#### Information provided:
————————
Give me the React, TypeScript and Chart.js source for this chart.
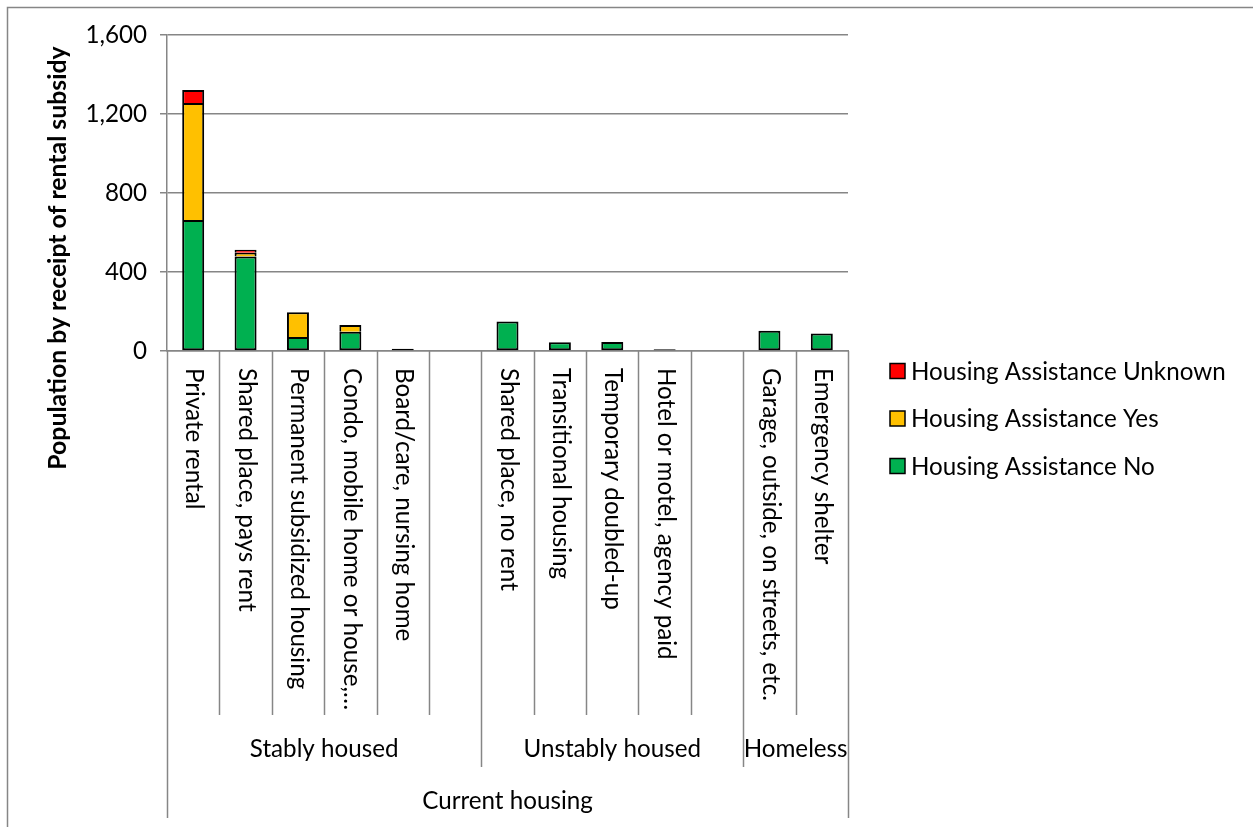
import React, { useEffect, useRef } from 'react';
import { Chart, registerables } from 'chart.js';

Chart.register(...registerables);

const categories = [
  'Private rental',
  'Shared place, pays rent',
  'Permanent subsidized housing',
  'Condo, mobile home or house,…',
  'Board/care, nursing home',
  '',
  'Shared place, no rent',
  'Transitional housing',
  'Temporary doubled-up',
  'Hotel or motel, agency paid',
  '',
  'Garage, outside, on streets, etc.',
  'Emergency shelter',
];
const groupLabels = ['Stably housed', 'Unstably housed', 'Homeless'];
const groupSizes = [6, 5, 2];
const topLabel = 'Current housing';

const assistanceNo = [663, 478, 71, 98, 11, null, 149, 44, 46, 9, null, 103, 88];
const assistanceYes = [593, 20, 125, 34, null, null, null, null, null, null, null, null, null];
const assistanceUnknown = [65, 15, null, null, null, null, null, null, null, null, null, null, null];

const seriesNames = ['Housing Assistance No', 'Housing Assistance Yes', 'Housing Assistance Unknown'];
const seriesColors = ['#00B050', '#FFC000', '#FF0000'];

const yMin = 0;
const yMax = 1600;
const yStep = 400;
const yTitle = 'Population by receipt of rental subsidy';

const FONT = 'Lato, "Open Sans", sans-serif';
const FONT_SIZE = 24.2;
const TITLE_SIZE = 24.8;
const GRAY = '#868686';

const customPlugin = {
  id: 'excelLike',
  afterDraw(chart: any) {
    const ctx: CanvasRenderingContext2D = chart.ctx;
    const ca = chart.chartArea;
    const xs = chart.scales.x;
    const n = categories.length;
    const step = (ca.right - ca.left) / n;
    const bx = (i: number) => Math.round(ca.left + i * step) + 0.5;

    ctx.save();
    // outer chart border (top & left, rest is cropped)
    ctx.strokeStyle = GRAY;
    ctx.lineWidth = 1.5;
    ctx.beginPath();
    ctx.moveTo(7.5, chart.height);
    ctx.lineTo(7.5, 7.5);
    ctx.lineTo(chart.width, 7.5);
    ctx.stroke();

    // category boundary lines
    const catBottom = ca.bottom + 364;
    const groupBottom = ca.bottom + 416;
    const outerBottom = ca.bottom + 467;
    const groupEdges = new Set<number>();
    let acc = 0;
    groupSizes.forEach((s) => {
      acc += s;
      groupEdges.add(acc);
    });
    ctx.beginPath();
    for (let i = 0; i <= n; i++) {
      let bottom = catBottom;
      if (i === 0 || i === n) bottom = outerBottom;
      else if (groupEdges.has(i)) bottom = groupBottom;
      ctx.moveTo(bx(i), ca.bottom);
      ctx.lineTo(bx(i), bottom);
    }
    ctx.stroke();

    // category labels (rotated, reading top to bottom)
    ctx.fillStyle = '#000';
    ctx.font = `${FONT_SIZE}px ${FONT}`;
    ctx.textAlign = 'left';
    ctx.textBaseline = 'middle';
    categories.forEach((label, i) => {
      if (!label) return;
      const cx = xs.getPixelForValue(i);
      ctx.save();
      ctx.translate(cx + 1, ca.bottom + 17);
      ctx.rotate(Math.PI / 2);
      ctx.fillText(label, 0, 0);
      ctx.restore();
    });

    // group labels
    ctx.textAlign = 'center';
    let start = 0;
    groupLabels.forEach((g, gi) => {
      const end = start + groupSizes[gi];
      const cx = (ca.left + start * step + ca.left + end * step) / 2;
      ctx.fillText(g, cx, ca.bottom + 398);
      start = end;
    });
    ctx.fillText(topLabel, (ca.left + ca.right) / 2, ca.bottom + 450);

    // y axis title
    ctx.save();
    ctx.font = `bold ${TITLE_SIZE}px ${FONT}`;
    ctx.translate(58, 258);
    ctx.rotate(-Math.PI / 2);
    ctx.textAlign = 'center';
    ctx.textBaseline = 'middle';
    ctx.fillText(yTitle, 0, 0);
    ctx.restore();

    // legend (reversed order like Excel)
    const lx = 890;
    const ly0 = 371;
    const lgap = 47.5;
    const ds = chart.data.datasets;
    ctx.font = `${FONT_SIZE}px ${FONT}`;
    ctx.textAlign = 'left';
    ctx.textBaseline = 'middle';
    for (let k = 0; k < ds.length; k++) {
      const d = ds[ds.length - 1 - k];
      const cy = ly0 + k * lgap;
      ctx.fillStyle = d.backgroundColor;
      ctx.fillRect(lx, cy - 7.5, 15, 15);
      ctx.strokeStyle = '#000';
      ctx.lineWidth = 1.5;
      ctx.strokeRect(lx, cy - 7.5, 15, 15);
      ctx.fillStyle = '#000';
      ctx.fillText(d.label, lx + 21, cy + 1);
    }
    ctx.restore();
  },
};

export default function App() {
  const canvasRef = useRef<HTMLCanvasElement | null>(null);

  useEffect(() => {
    if (!canvasRef.current) return;
    const seriesData = [assistanceNo, assistanceYes, assistanceUnknown];
    const chart = new Chart(canvasRef.current, {
      type: 'bar',
      data: {
        labels: categories,
        datasets: seriesData.map((d, i) => ({
          label: seriesNames[i],
          data: d as any,
          backgroundColor: seriesColors[i],
          borderColor: '#000',
          borderWidth: 2,
          borderSkipped: i === 0 ? false : 'start',
          barPercentage: 0.42,
          categoryPercentage: 1,
        })),
      },
      options: {
        responsive: false,
        animation: false,
        events: [],
        layout: { padding: { top: 35, right: 405, bottom: 0, left: 0 } },
        plugins: {
          legend: { display: false },
          tooltip: { enabled: false },
          title: { display: false },
        },
        scales: {
          x: {
            stacked: true,
            ticks: { display: false },
            grid: { display: false },
            border: { display: true, color: GRAY, width: 1.5 },
            afterFit: (scale: any) => {
              scale.height = 476;
            },
          },
          y: {
            stacked: true,
            min: yMin,
            max: yMax,
            ticks: {
              stepSize: yStep,
              color: '#000',
              padding: 13,
              font: { family: FONT, size: FONT_SIZE },
              callback: (v: any) => Number(v).toLocaleString('en-US'),
            },
            grid: { color: GRAY, lineWidth: 1.5, tickLength: 7 },
            border: { display: true, color: GRAY, width: 1.5 },
            afterFit: (scale: any) => {
              scale.width = 167;
            },
          },
        },
      },
      plugins: [customPlugin],
    });
    return () => chart.destroy();
  }, []);

  return (
    <div style={{ position: 'absolute', left: 0, top: 0, width: 1253, height: 827, background: '#fff' }}>
      <canvas ref={canvasRef} width={1253} height={827} style={{ display: 'block' }} />
    </div>
  );
}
————————
#### Directive:
Quote the listing above in full, except for the pictures.

#### Answer to this task:
Give me the React, TypeScript and Chart.js source for this chart.
import React, { useEffect, useRef } from 'react';
import { Chart, registerables } from 'chart.js';

Chart.register(...registerables);

const categories = [
  'Private rental',
  'Shared place, pays rent',
  'Permanent subsidized housing',
  'Condo, mobile home or house,…',
  'Board/care, nursing home',
  '',
  'Shared place, no rent',
  'Transitional housing',
  'Temporary doubled-up',
  'Hotel or motel, agency paid',
  '',
  'Garage, outside, on streets, etc.',
  'Emergency shelter',
];
const groupLabels = ['Stably housed', 'Unstably housed', 'Homeless'];
const groupSizes = [6, 5, 2];
const topLabel = 'Current housing';

const assistanceNo = [663, 478, 71, 98, 11, null, 149, 44, 46, 9, null, 103, 88];
const assistanceYes = [593, 20, 125, 34, null, null, null, null, null, null, null, null, null];
const assistanceUnknown = [65, 15, null, null, null, null, null, null, null, null, null, null, null];

const seriesNames = ['Housing Assistance No', 'Housing Assistance Yes', 'Housing Assistance Unknown'];
const seriesColors = ['#00B050', '#FFC000', '#FF0000'];

const yMin = 0;
const yMax = 1600;
const yStep = 400;
const yTitle = 'Population by receipt of rental subsidy';

const FONT = 'Lato, "Open Sans", sans-serif';
const FONT_SIZE = 24.2;
const TITLE_SIZE = 24.8;
const GRAY = '#868686';

const customPlugin = {
  id: 'excelLike',
  afterDraw(chart: any) {
    const ctx: CanvasRenderingContext2D = chart.ctx;
    const ca = chart.chartArea;
    const xs = chart.scales.x;
    const n = categories.length;
    const step = (ca.right - ca.left) / n;
    const bx = (i: number) => Math.round(ca.left + i * step) + 0.5;

    ctx.save();
    // outer chart border (top & left, rest is cropped)
    ctx.strokeStyle = GRAY;
    ctx.lineWidth = 1.5;
    ctx.beginPath();
    ctx.moveTo(7.5, chart.height);
    ctx.lineTo(7.5, 7.5);
    ctx.lineTo(chart.width, 7.5);
    ctx.stroke();

    // category boundary lines
    const catBottom = ca.bottom + 364;
    const groupBottom = ca.bottom + 416;
    const outerBottom = ca.bottom + 467;
    const groupEdges = new Set<number>();
    let acc = 0;
    groupSizes.forEach((s) => {
      acc += s;
      groupEdges.add(acc);
    });
    ctx.beginPath();
    for (let i = 0; i <= n; i++) {
      let bottom = catBottom;
      if (i === 0 || i === n) bottom = outerBottom;
      else if (groupEdges.has(i)) bottom = groupBottom;
      ctx.moveTo(bx(i), ca.bottom);
      ctx.lineTo(bx(i), bottom);
    }
    ctx.stroke();

    // category labels (rotated, reading top to bottom)
    ctx.fillStyle = '#000';
    ctx.font = `${FONT_SIZE}px ${FONT}`;
    ctx.textAlign = 'left';
    ctx.textBaseline = 'middle';
    categories.forEach((label, i) => {
      if (!label) return;
      const cx = xs.getPixelForValue(i);
      ctx.save();
      ctx.translate(cx + 1, ca.bottom + 17);
      ctx.rotate(Math.PI / 2);
      ctx.fillText(label, 0, 0);
      ctx.restore();
    });

    // group labels
    ctx.textAlign = 'center';
    let start = 0;
    groupLabels.forEach((g, gi) => {
      const end = start + groupSizes[gi];
      const cx = (ca.left + start * step + ca.left + end * step) / 2;
      ctx.fillText(g, cx, ca.bottom + 398);
      start = end;
    });
    ctx.fillText(topLabel, (ca.left + ca.right) / 2, ca.bottom + 450);

    // y axis title
    ctx.save();
    ctx.font = `bold ${TITLE_SIZE}px ${FONT}`;
    ctx.translate(58, 258);
    ctx.rotate(-Math.PI / 2);
    ctx.textAlign = 'center';
    ctx.textBaseline = 'middle';
    ctx.fillText(yTitle, 0, 0);
    ctx.restore();

    // legend (reversed order like Excel)
    const lx = 890;
    const ly0 = 371;
    const lgap = 47.5;
    const ds = chart.data.datasets;
    ctx.font = `${FONT_SIZE}px ${FONT}`;
    ctx.textAlign = 'left';
    ctx.textBaseline = 'middle';
    for (let k = 0; k < ds.length; k++) {
      const d = ds[ds.length - 1 - k];
      const cy = ly0 + k * lgap;
      ctx.fillStyle = d.backgroundColor;
      ctx.fillRect(lx, cy - 7.5, 15, 15);
      ctx.strokeStyle = '#000';
      ctx.lineWidth = 1.5;
      ctx.strokeRect(lx, cy - 7.5, 15, 15);
      ctx.fillStyle = '#000';
      ctx.fillText(d.label, lx + 21, cy + 1);
    }
    ctx.restore();
  },
};

export default function App() {
  const canvasRef = useRef<HTMLCanvasElement | null>(null);

  useEffect(() => {
    if (!canvasRef.current) return;
    const seriesData = [assistanceNo, assistanceYes, assistanceUnknown];
    const chart = new Chart(canvasRef.current, {
      type: 'bar',
      data: {
        labels: categories,
        datasets: seriesData.map((d, i) => ({
          label: seriesNames[i],
          data: d as any,
          backgroundColor: seriesColors[i],
          borderColor: '#000',
          borderWidth: 2,
          borderSkipped: i === 0 ? false : 'start',
          barPercentage: 0.42,
          categoryPercentage: 1,
        })),
      },
      options: {
        responsive: false,
        animation: false,
        events: [],
        layout: { padding: { top: 35, right: 405, bottom: 0, left: 0 } },
        plugins: {
          legend: { display: false },
          tooltip: { enabled: false },
          title: { display: false },
        },
        scales: {
          x: {
            stacked: true,
            ticks: { display: false },
            grid: { display: false },
            border: { display: true, color: GRAY, width: 1.5 },
            afterFit: (scale: any) => {
              scale.height = 476;
            },
          },
          y: {
            stacked: true,
            min: yMin,
            max: yMax,
            ticks: {
              stepSize: yStep,
              color: '#000',
              padding: 13,
              font: { family: FONT, size: FONT_SIZE },
              callback: (v: any) => Number(v).toLocaleString('en-US'),
            },
            grid: { color: GRAY, lineWidth: 1.5, tickLength: 7 },
            border: { display: true, color: GRAY, width: 1.5 },
            afterFit: (scale: any) => {
              scale.width = 167;
            },
          },
        },
      },
      plugins: [customPlugin],
    });
    return () => chart.destroy();
  }, []);

  return (
    <div style={{ position: 'absolute', left: 0, top: 0, width: 1253, height: 827, background: '#fff' }}>
      <canvas ref={canvasRef} width={1253} height={827} style={{ display: 'block' }} />
    </div>
  );
}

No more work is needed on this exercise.